ただし、協定届が協定書を兼ねる場合には、労使双方で合意・締結されたことを明らかにするため、労働者代表および使用者の署名または記名押印が必要です。

本来、「協定書」と「協定届」は別のもので、協定書で合意された内容を36協定届の様式に記入して届け出ます。しかし、協定届が協定書を兼ねてもよいので、多くの会社では協定書を作成せず、協定届に必要事項を記入して労使の署名または記名押印して届け出ているようです。

変更2:協定当事者に関するチェックボックスの新設

36協定を適切に締結するため、労働者代表の適格性について以下の要件を確認するチェックボックスが新設されました。

  • ① 管理監督者でないこと
  • ② 36協定を締結する者を選出することを明らかにした上で、投票・挙手等の方法で選出すること
  • ③ 使用者の意向にもとづいて選出された者でないこと

注意したいのは、労働者代表がこれらの要件を満たさない場合、協定が無効となってしまうことです。したがって、無効な36協定にもとづいて、時間外労働をさせた場合、違法となってしまいます。

また、これらの要件を満たしていても、36協定届の様式の当該要件に係るチェックボックスにチェックがない場合には、届出の形式上の要件に適合していないとみなされて労働基準監督署で受理されません。

なお、4月1日以降も当面は旧様式での届出も可能ですが、チェックボックスの様式を満たしていないため、旧様式に協定当事者に関するチェックボックスの記載を直接追記するか、チェックボックスの記載を転記した別紙を添付することが必要となります。

変更3:労働基準法等の電子申請がより便利に

複数の事業場がある企業において、36協定届は、これまで1つの過半数労働組合と協定を締結している会社だけが、本社一括届け出が可能でした。

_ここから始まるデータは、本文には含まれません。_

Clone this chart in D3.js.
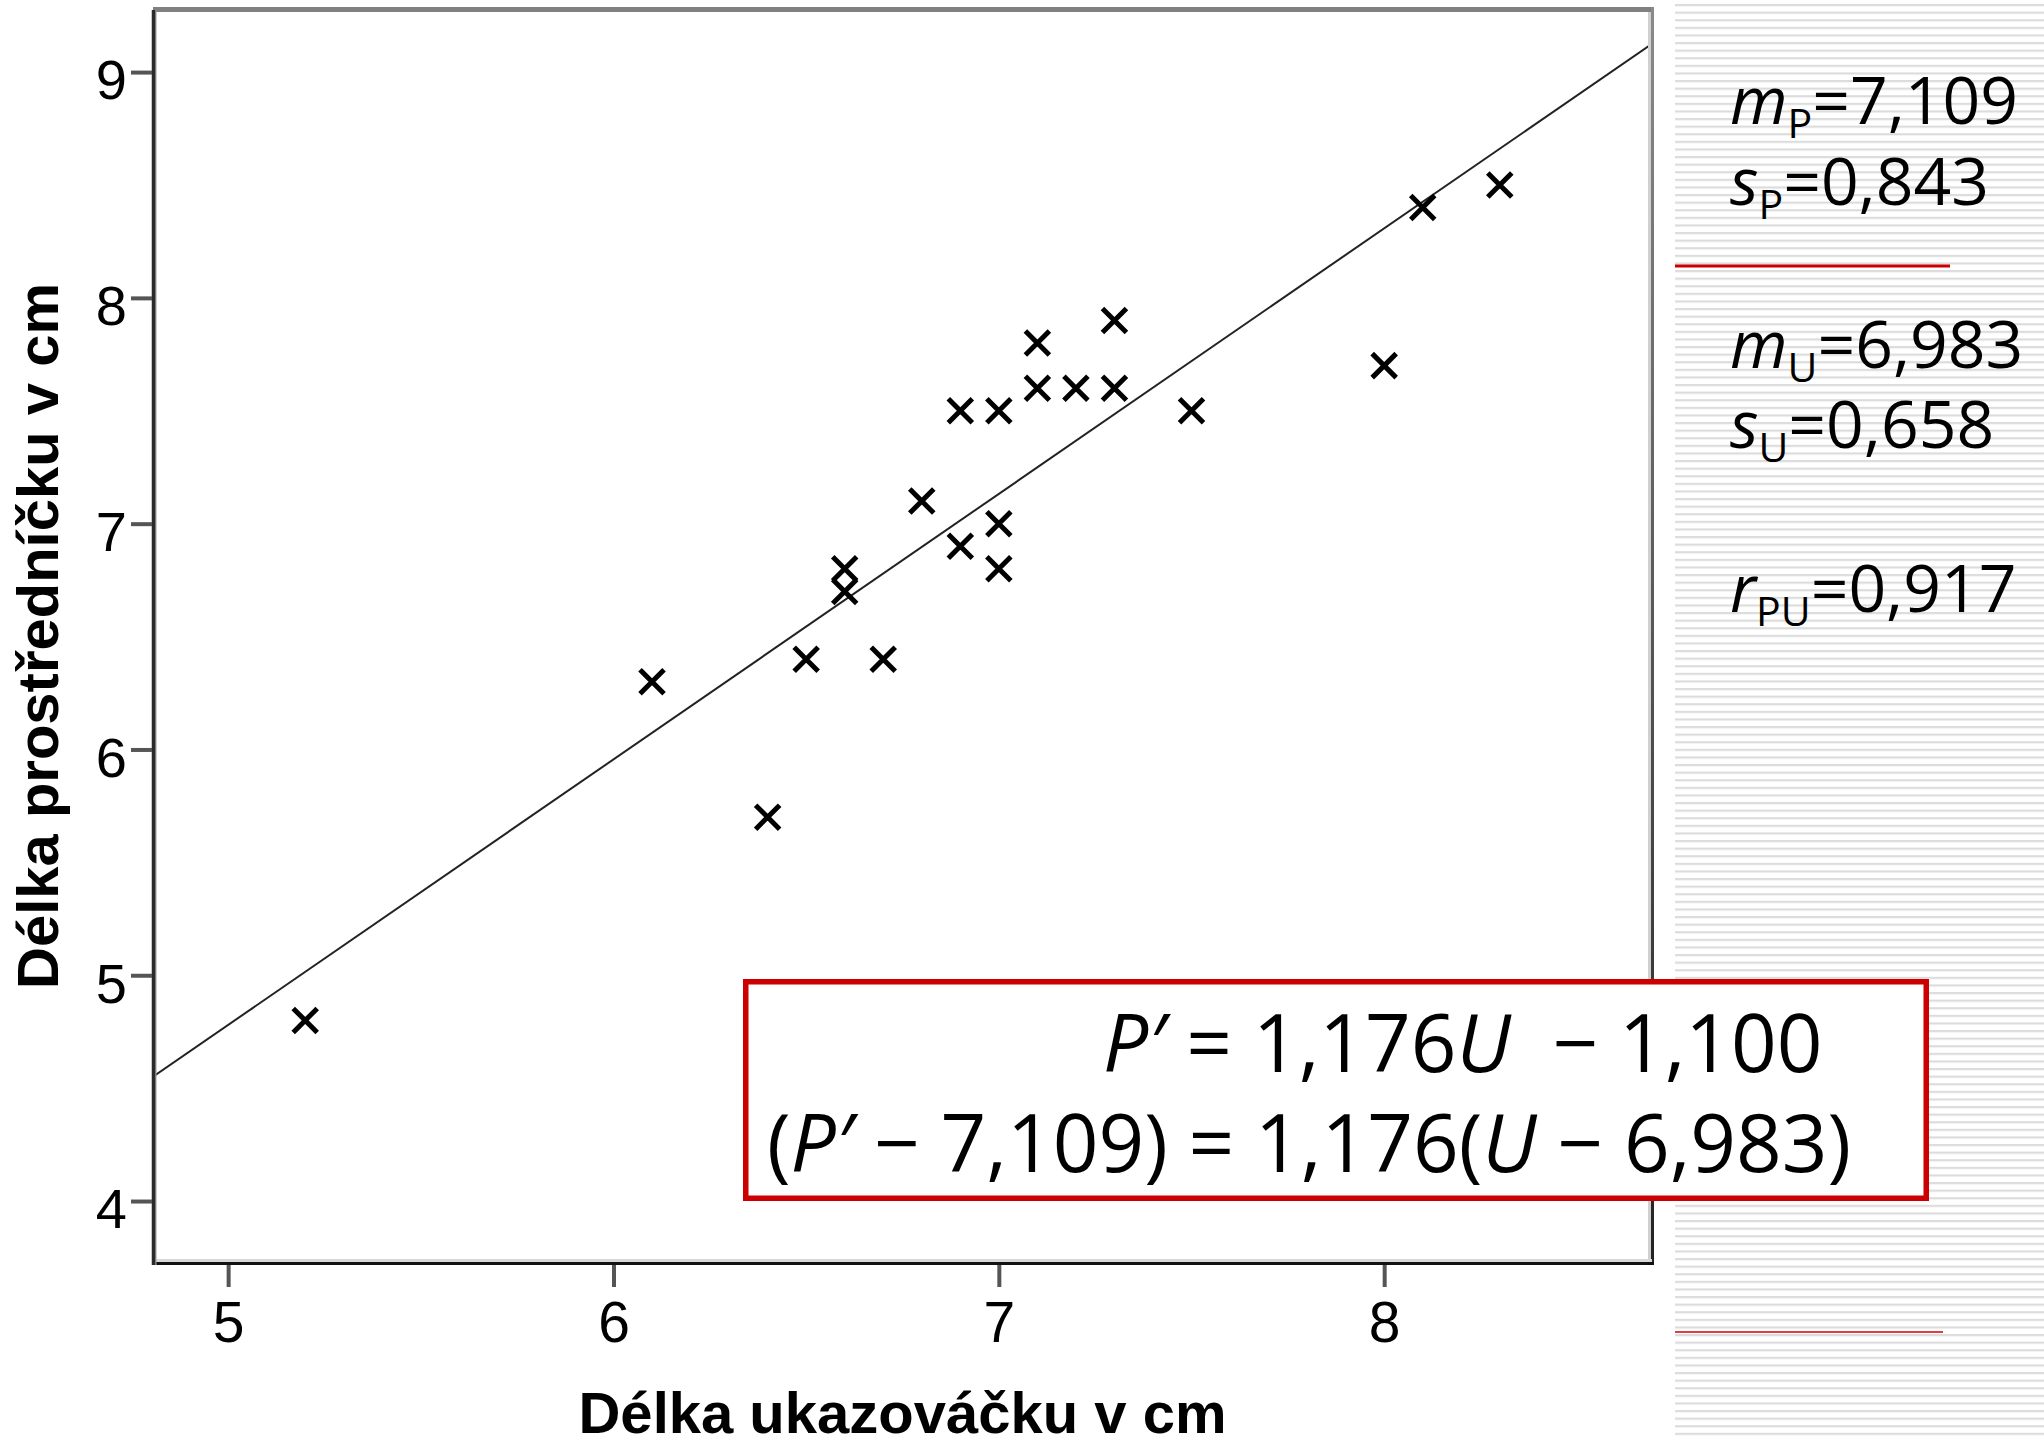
<!DOCTYPE html>
<html>
<head>
<meta charset="utf-8">
<script src="https://cdn.jsdelivr.net/npm/d3@7/dist/d3.min.js"></script>
<style>
  html, body { margin: 0; padding: 0; background: #fff; }
  svg { display: block; }
</style>
</head>
<body>
<svg id="chart" width="2044" height="1440"></svg>
<script>
// Index finger length (U) and middle finger length (P), in cm
const indexLength  = [5.2, 6.1, 6.4, 6.5, 6.6, 6.6, 6.7, 6.8, 6.9, 6.9, 7.0, 7.0, 7.0, 7.1, 7.1, 7.2, 7.3, 7.3, 7.5, 8.0, 8.1, 8.3];
const middleLength = [4.8, 6.3, 5.7, 6.4, 6.8, 6.7, 6.4, 7.1, 7.5, 6.9, 7.5, 7.0, 6.8, 7.8, 7.6, 7.6, 7.9, 7.6, 7.5, 7.7, 8.4, 8.5];

const xTickValues = [5, 6, 7, 8];
const yTickValues = [4, 5, 6, 7, 8, 9];

const xTitle = "Délka ukazováčku v cm";
const yTitle = "Délka prostředníčku v cm";

// Summary statistics shown beside the plot
const statSymbols    = ["m", "s", "m", "s", "r"];
const statSubscripts = ["P", "P", "U", "U", "PU"];
const statValues     = [7.109, 0.843, 6.983, 0.658, 0.917];

// Least-squares line P' = slope*U + intercept
const slope = 1.176;
const intercept = -1.100;
const meanP = 7.109;
const meanU = 6.983;

const fmt = v => d3.format(".3f")(v).replace(".", ",");

const svg = d3.select("#chart");

// ---- striped side panel ----
const defs = svg.append("defs");
const pat = defs.append("pattern")
  .attr("id", "stripes").attr("patternUnits", "userSpaceOnUse")
  .attr("x", 0).attr("y", 4).attr("width", 20).attr("height", 7.6);
pat.append("rect").attr("x", 0).attr("y", 0).attr("width", 20).attr("height", 2.2).attr("fill", "#dcdcdc");

svg.append("rect").attr("x", 1675).attr("y", 4).attr("width", 369).attr("height", 1436).attr("fill", "url(#stripes)");

const rg = defs.append("linearGradient").attr("id", "rightEdge").attr("x1", 0).attr("y1", 0).attr("x2", 0).attr("y2", 1);
rg.append("stop").attr("offset", "0%").attr("stop-color", "#8a8a8a");
rg.append("stop").attr("offset", "100%").attr("stop-color", "#222");

// ---- scales ----
const plotL = 153, plotR = 1652, plotT = 10, plotB = 1262;
const x = d3.scaleLinear().domain([4.805, 8.695]).range([plotL, plotR]);
const y = d3.scaleLinear().domain([3.73, 9.275]).range([plotB, plotT]);

// plot area
svg.append("rect").attr("x", plotL).attr("y", plotT).attr("width", plotR - plotL).attr("height", plotB - plotT).attr("fill", "#fff");

// ---- regression line ----
const clip = defs.append("clipPath").attr("id", "plotClip");
clip.append("rect").attr("x", plotL).attr("y", plotT).attr("width", plotR - plotL).attr("height", plotB - plotT);
const [u0, u1] = x.domain();
svg.append("line")
  .attr("clip-path", "url(#plotClip)")
  .attr("x1", x(u0)).attr("y1", y(slope * u0 + intercept))
  .attr("x2", x(u1)).attr("y2", y(slope * u1 + intercept))
  .attr("stroke", "#222").attr("stroke-width", 2);

// ---- points (x markers) ----
const pts = indexLength.map((u, i) => ({ u, p: middleLength[i] }));
const arm = 12;
svg.append("g").selectAll("path").data(pts).join("path")
  .attr("d", d => {
    const cx = x(d.u), cy = y(d.p);
    return `M${cx - arm},${cy - arm}L${cx + arm},${cy + arm}M${cx - arm},${cy + arm}L${cx + arm},${cy - arm}`;
  })
  .attr("stroke", "#000").attr("stroke-width", 5).attr("fill", "none");

// ---- frame ----
svg.append("line").attr("x1", plotL).attr("x2", plotR + 2).attr("y1", 9.5).attr("y2", 9.5).attr("stroke", "#808080").attr("stroke-width", 5);
svg.append("line").attr("x1", 1649.5).attr("x2", 1649.5).attr("y1", 12).attr("y2", plotB).attr("stroke", "#d0d0d0").attr("stroke-width", 3);
svg.append("rect").attr("x", 1651).attr("y", 7).attr("width", 3).attr("height", plotB + 3 - 7).attr("fill", "url(#rightEdge)");
svg.append("line").attr("x1", plotL + 3).attr("x2", plotR).attr("y1", 1260.5).attr("y2", 1260.5).attr("stroke", "#d8d8d8").attr("stroke-width", 3);
svg.append("line").attr("x1", plotL).attr("x2", 1654).attr("y1", 1263.5).attr("y2", 1263.5).attr("stroke", "#111").attr("stroke-width", 3);
svg.append("line").attr("x1", 155.5).attr("x2", 155.5).attr("y1", 10).attr("y2", 1265).attr("stroke", "#999").attr("stroke-width", 2);
svg.append("line").attr("x1", 153.5).attr("x2", 153.5).attr("y1", 10).attr("y2", 1265).attr("stroke", "#2a2a2a").attr("stroke-width", 3.5);

// ---- axes ----
const yAxis = d3.axisLeft(y).tickValues(yTickValues).tickSize(21).tickPadding(4).tickFormat(d3.format("d"));
const gy = svg.append("g").attr("transform", `translate(${plotL - 1},0)`).call(yAxis);
gy.select(".domain").remove();
gy.selectAll(".tick line").attr("stroke", "#555").attr("stroke-width", 4);
gy.selectAll(".tick text").attr("font-family", "'Liberation Sans', Arial, sans-serif").attr("font-size", 56).attr("fill", "#000").attr("dy", "0.48em");

const xAxis = d3.axisBottom(x).tickValues(xTickValues).tickSize(22).tickPadding(15).tickFormat(d3.format("d"));
const gx = svg.append("g").attr("transform", `translate(0,${plotB + 3})`).call(xAxis);
gx.select(".domain").remove();
gx.selectAll(".tick line").attr("stroke", "#555").attr("stroke-width", 4);
gx.selectAll(".tick text").attr("font-family", "'Liberation Sans', Arial, sans-serif").attr("font-size", 57).attr("fill", "#000");

// ---- axis titles ----
svg.append("text")
  .attr("x", (plotL + plotR) / 2).attr("y", 1433)
  .attr("text-anchor", "middle")
  .attr("font-family", "'Liberation Sans', Arial, sans-serif").attr("font-weight", "bold").attr("font-size", 58)
  .text(xTitle);

svg.append("text")
  .attr("transform", `translate(58,${(plotT + plotB) / 2}) rotate(-90)`)
  .attr("text-anchor", "middle")
  .attr("font-family", "'Liberation Sans', Arial, sans-serif").attr("font-weight", "bold").attr("font-size", 58)
  .text(yTitle);

// ---- statistics panel ----
const statFont = "'Open Sans', 'Noto Sans', sans-serif";
const statBaselines = [124, 205, 368, 448, 612];
statSymbols.forEach((sym, i) => {
  const t = svg.append("text")
    .attr("x", 1730).attr("y", statBaselines[i])
    .attr("font-family", statFont).attr("font-size", 66).attr("fill", "#000");
  t.append("tspan").attr("font-style", "italic").text(sym);
  t.append("tspan").attr("font-size", 41).attr("dy", 14).text(statSubscripts[i]);
  t.append("tspan").attr("dy", -14).text("=" + fmt(statValues[i]));
});

svg.append("line").attr("x1", 1675).attr("x2", 1950).attr("y1", 266).attr("y2", 266).attr("stroke", "#cc0000").attr("stroke-width", 3);
svg.append("line").attr("x1", 1675).attr("x2", 1943).attr("y1", 1332).attr("y2", 1332).attr("stroke", "#cc0000").attr("stroke-width", 1.5);

// ---- equation box ----
svg.append("rect")
  .attr("x", 745.75).attr("y", 981.75).attr("width", 1180.5).attr("height", 216.5)
  .attr("fill", "#fff").attr("stroke", "#cc0000").attr("stroke-width", 5.5);

const eqFont = 80;
const eq1 = svg.append("text").attr("x", 1103).attr("y", 1072)
  .attr("font-family", statFont).attr("font-size", eqFont).attr("fill", "#000")
  .attr("xml:space", "preserve");
eq1.append("tspan").attr("font-style", "italic").text("P′");
eq1.append("tspan").text(" = " + fmt(slope));
eq1.append("tspan").attr("font-style", "italic").text("U");
eq1.append("tspan").text("  − " + fmt(Math.abs(intercept)));

const eq2 = svg.append("text").attr("x", 767).attr("y", 1172)
  .attr("font-family", statFont).attr("font-size", eqFont).attr("fill", "#000")
  .attr("xml:space", "preserve");
eq2.append("tspan").text("(");
eq2.append("tspan").attr("font-style", "italic").text("P′");
eq2.append("tspan").text(" − " + fmt(meanP) + ") = " + fmt(slope) + "(");
eq2.append("tspan").attr("font-style", "italic").text("U");
eq2.append("tspan").text(" − " + fmt(meanU) + ")");
</script>
</body>
</html>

しかし、2021年3月末から、電子申請に限り、事業場ごとに労働者代表が異なる場合であっても本社一括届け出ができるようになります。

これまでどおり36協定は各事業場で締結する必要はありますが、電子申請の本社一括届け出により、それぞれの事業場を管轄する労働基準監督署へ届け出する必要がなくなります。

企業にとって36協定届は必要不可欠な届出でありますので、お間違えのないように対応していただきますよう、よろしくお願いいたします。